Task description -> Search the listing below for "Recreate". Copy each matching line.

Input rows ->
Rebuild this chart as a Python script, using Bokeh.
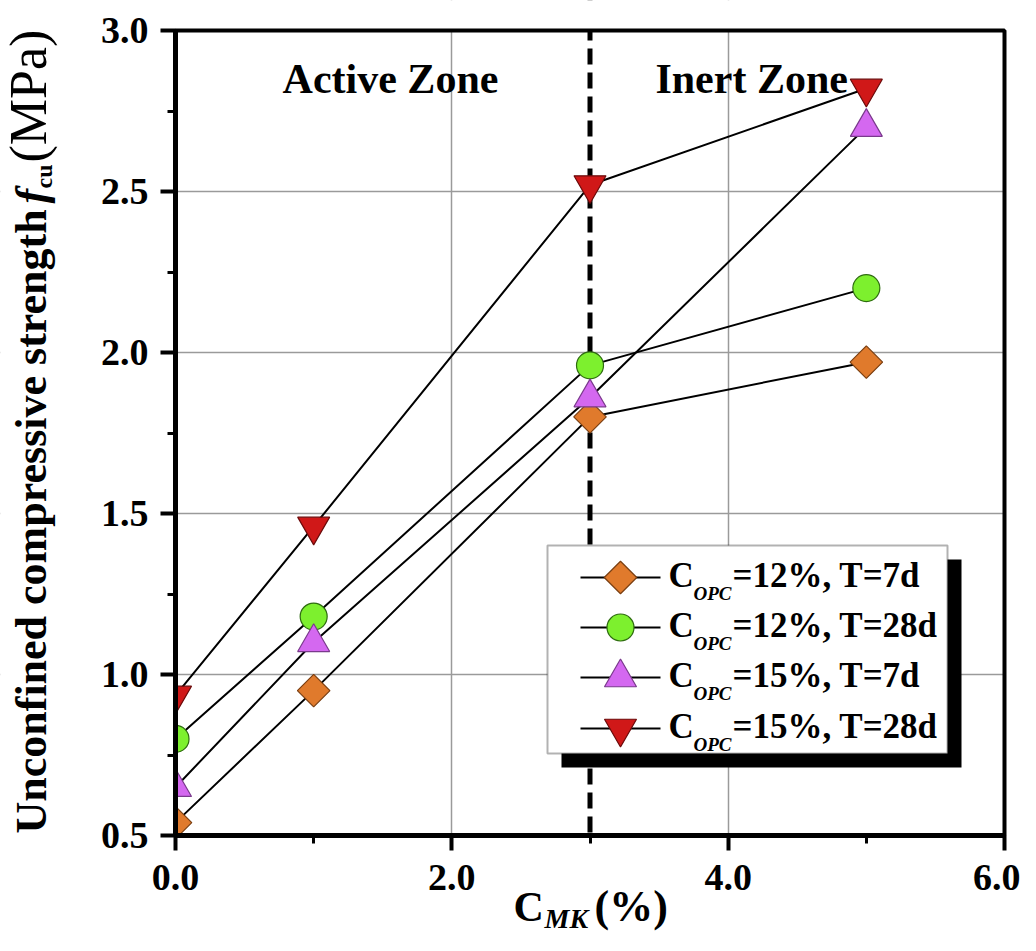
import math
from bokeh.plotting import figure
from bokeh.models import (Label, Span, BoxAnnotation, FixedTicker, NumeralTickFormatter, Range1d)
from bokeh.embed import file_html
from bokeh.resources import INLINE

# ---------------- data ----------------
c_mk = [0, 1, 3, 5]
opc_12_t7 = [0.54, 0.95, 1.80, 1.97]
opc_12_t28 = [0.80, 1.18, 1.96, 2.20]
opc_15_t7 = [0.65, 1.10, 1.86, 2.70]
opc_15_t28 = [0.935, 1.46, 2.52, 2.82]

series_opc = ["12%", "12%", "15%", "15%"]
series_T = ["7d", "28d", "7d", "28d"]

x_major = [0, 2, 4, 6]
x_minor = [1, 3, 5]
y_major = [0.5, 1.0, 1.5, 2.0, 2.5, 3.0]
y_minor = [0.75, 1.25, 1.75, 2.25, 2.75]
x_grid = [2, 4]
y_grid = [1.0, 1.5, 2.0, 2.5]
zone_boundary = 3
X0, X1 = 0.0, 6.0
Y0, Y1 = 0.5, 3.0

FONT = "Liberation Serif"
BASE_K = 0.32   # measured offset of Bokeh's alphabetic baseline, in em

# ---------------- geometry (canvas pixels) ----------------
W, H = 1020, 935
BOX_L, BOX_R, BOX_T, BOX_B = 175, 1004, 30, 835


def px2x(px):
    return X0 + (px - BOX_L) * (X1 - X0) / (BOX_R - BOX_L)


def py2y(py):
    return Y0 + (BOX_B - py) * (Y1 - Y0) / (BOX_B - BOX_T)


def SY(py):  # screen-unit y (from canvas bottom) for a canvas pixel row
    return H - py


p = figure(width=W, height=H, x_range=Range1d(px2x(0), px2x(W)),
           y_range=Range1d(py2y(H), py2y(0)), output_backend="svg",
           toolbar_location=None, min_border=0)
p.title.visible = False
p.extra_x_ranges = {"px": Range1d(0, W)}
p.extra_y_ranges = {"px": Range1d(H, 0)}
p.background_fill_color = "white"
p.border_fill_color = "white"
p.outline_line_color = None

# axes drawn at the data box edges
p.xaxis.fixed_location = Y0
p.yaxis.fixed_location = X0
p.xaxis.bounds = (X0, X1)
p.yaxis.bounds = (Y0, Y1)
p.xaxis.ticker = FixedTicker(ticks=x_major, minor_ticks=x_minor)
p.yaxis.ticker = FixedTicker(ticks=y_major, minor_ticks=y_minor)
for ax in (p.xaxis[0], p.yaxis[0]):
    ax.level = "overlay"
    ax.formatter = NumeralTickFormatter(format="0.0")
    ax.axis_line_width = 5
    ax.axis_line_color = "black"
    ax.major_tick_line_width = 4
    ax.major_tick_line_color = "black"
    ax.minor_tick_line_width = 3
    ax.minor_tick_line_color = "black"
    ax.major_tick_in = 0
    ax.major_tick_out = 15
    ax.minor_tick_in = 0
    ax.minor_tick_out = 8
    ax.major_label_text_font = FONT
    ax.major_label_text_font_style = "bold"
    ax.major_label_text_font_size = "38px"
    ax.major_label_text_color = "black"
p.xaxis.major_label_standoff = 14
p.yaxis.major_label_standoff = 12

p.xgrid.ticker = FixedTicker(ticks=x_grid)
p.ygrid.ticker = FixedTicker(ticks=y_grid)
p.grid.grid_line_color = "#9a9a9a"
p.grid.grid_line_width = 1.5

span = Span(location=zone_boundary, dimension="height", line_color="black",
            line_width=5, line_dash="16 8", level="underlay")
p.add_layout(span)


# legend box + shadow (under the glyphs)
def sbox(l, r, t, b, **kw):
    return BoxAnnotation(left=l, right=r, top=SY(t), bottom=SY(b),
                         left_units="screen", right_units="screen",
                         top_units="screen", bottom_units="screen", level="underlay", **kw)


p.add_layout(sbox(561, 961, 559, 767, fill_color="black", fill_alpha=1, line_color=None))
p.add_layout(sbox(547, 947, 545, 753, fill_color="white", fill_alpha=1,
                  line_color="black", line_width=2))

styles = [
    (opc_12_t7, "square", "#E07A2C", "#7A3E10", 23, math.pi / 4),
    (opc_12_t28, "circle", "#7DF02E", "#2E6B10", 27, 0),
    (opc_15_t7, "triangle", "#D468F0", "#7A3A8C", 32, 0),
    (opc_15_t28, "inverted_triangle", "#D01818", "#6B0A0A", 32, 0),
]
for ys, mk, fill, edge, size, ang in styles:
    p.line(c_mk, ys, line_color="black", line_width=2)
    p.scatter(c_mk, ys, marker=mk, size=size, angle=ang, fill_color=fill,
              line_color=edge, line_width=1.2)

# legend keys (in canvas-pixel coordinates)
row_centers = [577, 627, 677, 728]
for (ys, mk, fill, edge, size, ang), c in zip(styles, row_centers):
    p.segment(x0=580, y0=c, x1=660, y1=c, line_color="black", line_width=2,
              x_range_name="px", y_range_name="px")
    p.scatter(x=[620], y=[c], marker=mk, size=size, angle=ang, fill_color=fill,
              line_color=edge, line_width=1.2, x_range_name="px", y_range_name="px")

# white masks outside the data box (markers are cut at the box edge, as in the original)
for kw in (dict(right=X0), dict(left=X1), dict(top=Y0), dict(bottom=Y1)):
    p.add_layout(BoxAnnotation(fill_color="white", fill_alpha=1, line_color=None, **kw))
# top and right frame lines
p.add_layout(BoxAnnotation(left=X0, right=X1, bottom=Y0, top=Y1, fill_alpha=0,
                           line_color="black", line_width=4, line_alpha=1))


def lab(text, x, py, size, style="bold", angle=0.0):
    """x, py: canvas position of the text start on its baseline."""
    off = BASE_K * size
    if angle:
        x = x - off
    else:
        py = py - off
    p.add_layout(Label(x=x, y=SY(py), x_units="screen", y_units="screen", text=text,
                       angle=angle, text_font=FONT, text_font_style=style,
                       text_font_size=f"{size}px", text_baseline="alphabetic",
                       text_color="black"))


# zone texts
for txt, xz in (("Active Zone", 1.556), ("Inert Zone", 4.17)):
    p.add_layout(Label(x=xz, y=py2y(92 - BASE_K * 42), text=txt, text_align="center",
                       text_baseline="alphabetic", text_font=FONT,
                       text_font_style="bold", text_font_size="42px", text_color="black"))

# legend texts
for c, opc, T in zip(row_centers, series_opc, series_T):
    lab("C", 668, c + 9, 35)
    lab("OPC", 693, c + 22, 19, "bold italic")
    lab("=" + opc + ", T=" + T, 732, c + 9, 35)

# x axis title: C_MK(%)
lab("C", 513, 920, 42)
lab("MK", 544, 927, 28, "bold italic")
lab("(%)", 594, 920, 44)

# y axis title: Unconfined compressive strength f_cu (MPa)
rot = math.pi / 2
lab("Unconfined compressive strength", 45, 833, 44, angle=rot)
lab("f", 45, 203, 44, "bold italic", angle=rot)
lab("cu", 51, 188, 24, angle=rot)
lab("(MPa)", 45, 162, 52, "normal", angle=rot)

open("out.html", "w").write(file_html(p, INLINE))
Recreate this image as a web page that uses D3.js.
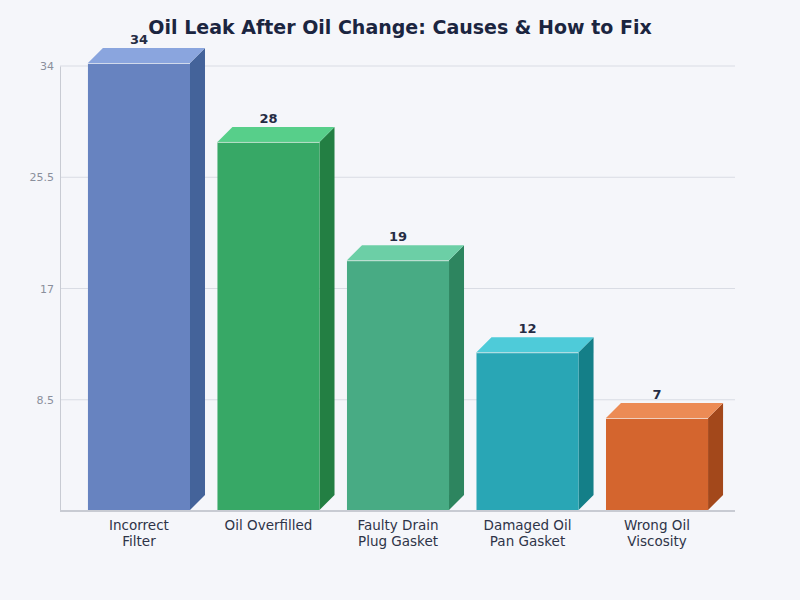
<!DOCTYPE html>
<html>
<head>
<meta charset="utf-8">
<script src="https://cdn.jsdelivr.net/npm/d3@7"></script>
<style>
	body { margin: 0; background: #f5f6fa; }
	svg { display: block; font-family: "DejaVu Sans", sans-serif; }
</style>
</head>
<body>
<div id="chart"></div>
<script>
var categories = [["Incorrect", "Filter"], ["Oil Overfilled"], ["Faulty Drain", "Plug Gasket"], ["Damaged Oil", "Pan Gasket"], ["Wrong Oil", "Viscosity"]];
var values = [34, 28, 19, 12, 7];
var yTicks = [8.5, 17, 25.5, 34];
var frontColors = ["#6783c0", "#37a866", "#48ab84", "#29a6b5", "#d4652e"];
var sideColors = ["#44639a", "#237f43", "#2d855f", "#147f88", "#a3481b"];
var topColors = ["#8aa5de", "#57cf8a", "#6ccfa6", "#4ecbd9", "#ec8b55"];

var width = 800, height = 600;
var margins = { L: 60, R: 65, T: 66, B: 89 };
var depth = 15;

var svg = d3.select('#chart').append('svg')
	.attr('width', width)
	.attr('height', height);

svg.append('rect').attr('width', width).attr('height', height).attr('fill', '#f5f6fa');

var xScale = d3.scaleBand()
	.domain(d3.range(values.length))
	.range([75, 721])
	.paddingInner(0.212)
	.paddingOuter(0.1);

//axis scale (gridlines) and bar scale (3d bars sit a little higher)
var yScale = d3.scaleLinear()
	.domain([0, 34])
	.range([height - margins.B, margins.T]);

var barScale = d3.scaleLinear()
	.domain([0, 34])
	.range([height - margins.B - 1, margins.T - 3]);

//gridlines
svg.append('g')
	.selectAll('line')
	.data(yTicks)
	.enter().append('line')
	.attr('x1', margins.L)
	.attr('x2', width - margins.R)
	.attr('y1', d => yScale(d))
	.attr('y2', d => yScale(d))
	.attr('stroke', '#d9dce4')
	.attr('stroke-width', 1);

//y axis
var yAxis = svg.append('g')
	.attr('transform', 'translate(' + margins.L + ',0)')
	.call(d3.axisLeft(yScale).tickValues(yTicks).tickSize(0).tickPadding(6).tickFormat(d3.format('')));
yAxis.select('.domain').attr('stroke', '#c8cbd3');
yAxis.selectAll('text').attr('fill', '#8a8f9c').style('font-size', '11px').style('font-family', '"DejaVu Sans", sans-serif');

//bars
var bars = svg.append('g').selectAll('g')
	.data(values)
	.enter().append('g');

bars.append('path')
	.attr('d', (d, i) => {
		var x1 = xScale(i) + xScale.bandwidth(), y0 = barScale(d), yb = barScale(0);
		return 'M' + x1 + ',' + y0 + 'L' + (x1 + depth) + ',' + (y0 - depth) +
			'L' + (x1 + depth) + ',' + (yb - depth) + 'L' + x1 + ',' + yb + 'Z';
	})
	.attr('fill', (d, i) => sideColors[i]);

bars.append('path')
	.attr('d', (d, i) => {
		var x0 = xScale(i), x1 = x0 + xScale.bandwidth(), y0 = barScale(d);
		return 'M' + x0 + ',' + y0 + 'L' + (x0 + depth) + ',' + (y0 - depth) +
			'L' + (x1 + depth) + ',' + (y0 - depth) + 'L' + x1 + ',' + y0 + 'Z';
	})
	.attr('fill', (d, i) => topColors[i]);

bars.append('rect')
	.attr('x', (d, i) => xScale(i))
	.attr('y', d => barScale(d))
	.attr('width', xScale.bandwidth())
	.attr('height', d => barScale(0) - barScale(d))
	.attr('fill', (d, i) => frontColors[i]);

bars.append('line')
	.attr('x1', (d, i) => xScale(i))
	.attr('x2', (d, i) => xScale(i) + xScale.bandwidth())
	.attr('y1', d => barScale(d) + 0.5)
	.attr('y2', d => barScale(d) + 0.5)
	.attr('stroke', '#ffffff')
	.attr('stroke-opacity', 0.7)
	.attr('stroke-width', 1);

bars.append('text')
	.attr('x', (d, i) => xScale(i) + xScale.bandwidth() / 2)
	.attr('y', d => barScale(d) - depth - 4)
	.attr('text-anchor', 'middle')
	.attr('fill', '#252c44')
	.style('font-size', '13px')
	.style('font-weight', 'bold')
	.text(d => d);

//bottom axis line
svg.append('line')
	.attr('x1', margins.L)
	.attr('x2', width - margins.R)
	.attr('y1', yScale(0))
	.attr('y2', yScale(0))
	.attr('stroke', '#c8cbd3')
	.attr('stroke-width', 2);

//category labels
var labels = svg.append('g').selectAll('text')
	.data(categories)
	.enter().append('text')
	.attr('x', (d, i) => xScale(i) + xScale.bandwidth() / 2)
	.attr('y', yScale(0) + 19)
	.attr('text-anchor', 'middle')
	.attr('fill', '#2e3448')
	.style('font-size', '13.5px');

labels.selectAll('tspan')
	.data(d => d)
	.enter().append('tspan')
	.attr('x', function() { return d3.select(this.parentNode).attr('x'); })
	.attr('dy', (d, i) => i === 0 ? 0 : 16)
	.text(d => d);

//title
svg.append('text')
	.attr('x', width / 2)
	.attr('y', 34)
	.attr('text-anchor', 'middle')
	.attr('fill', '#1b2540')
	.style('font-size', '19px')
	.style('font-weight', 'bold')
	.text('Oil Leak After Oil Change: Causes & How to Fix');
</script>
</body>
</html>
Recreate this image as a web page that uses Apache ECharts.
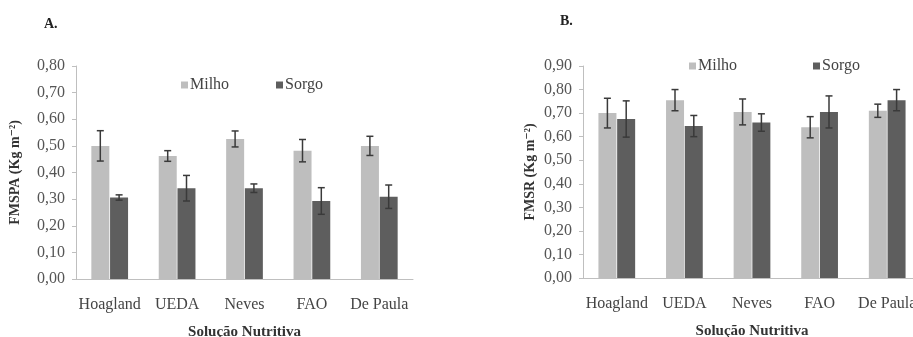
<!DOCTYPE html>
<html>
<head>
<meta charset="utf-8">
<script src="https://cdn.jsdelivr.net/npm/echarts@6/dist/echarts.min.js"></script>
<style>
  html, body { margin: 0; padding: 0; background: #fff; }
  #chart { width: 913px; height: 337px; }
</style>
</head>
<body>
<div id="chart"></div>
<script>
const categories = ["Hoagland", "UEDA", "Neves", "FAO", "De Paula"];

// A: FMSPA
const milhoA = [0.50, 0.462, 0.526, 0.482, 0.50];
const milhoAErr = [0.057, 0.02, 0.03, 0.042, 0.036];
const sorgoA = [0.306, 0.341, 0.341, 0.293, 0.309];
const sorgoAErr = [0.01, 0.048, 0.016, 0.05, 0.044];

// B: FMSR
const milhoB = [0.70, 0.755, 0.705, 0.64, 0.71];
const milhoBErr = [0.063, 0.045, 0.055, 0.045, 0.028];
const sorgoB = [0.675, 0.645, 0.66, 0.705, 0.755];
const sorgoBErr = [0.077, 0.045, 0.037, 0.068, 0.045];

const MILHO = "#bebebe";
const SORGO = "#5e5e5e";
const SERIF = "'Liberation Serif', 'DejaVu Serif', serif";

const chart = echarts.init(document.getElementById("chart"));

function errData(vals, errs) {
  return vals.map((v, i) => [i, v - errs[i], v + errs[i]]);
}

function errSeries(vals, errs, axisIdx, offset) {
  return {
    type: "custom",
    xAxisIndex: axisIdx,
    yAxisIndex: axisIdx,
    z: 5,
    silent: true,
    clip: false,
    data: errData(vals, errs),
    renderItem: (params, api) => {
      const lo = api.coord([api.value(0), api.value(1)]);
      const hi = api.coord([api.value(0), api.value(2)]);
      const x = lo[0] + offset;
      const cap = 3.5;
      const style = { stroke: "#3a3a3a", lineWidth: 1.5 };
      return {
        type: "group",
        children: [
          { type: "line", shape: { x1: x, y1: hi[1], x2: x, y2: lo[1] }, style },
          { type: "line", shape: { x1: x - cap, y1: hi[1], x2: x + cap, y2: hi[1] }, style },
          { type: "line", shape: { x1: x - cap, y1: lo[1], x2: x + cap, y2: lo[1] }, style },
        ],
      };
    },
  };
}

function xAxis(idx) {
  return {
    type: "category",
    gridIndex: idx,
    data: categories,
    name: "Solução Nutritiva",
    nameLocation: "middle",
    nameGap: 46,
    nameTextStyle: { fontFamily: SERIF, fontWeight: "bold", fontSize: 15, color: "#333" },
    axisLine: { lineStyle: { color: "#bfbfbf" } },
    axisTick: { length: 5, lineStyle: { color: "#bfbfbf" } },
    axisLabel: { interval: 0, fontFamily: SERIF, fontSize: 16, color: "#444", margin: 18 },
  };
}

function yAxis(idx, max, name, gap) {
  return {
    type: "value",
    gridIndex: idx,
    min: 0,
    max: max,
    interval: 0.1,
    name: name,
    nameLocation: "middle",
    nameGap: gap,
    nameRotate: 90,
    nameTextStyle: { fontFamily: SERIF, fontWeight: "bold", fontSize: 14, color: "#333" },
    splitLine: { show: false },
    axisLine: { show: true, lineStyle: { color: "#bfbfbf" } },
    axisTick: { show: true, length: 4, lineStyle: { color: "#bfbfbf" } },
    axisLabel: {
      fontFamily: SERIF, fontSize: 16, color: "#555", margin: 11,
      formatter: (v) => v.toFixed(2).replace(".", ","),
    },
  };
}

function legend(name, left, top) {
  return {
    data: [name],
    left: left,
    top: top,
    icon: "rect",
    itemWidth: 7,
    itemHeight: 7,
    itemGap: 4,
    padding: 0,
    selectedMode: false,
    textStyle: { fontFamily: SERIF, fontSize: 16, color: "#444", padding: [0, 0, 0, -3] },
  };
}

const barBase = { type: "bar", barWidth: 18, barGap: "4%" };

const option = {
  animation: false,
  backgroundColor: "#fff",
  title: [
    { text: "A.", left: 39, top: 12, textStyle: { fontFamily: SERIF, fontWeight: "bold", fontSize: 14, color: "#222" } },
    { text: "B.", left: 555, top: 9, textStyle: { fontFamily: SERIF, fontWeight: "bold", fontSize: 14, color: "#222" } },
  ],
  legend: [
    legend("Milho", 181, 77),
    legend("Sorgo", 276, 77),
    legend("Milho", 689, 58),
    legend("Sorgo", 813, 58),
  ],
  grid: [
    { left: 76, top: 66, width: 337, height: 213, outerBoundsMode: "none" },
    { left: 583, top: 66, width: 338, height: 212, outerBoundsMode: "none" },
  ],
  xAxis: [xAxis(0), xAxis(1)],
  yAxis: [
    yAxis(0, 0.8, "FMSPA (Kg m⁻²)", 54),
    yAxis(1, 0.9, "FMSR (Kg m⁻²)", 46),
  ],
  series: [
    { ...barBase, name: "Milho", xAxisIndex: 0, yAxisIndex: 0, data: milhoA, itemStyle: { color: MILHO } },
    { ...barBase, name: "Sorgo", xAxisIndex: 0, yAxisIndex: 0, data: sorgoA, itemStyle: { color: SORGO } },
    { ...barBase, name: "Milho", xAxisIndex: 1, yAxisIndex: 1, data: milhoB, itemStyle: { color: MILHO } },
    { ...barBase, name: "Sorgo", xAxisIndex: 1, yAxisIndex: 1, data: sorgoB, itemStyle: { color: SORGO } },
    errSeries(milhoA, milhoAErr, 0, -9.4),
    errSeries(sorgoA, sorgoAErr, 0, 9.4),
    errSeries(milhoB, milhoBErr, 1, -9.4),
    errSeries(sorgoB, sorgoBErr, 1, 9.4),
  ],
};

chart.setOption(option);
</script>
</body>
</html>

Result of this exercise ->
Recreate this image as a web page that uses D3.js.
Recreate this image as a web page that uses Apache ECharts.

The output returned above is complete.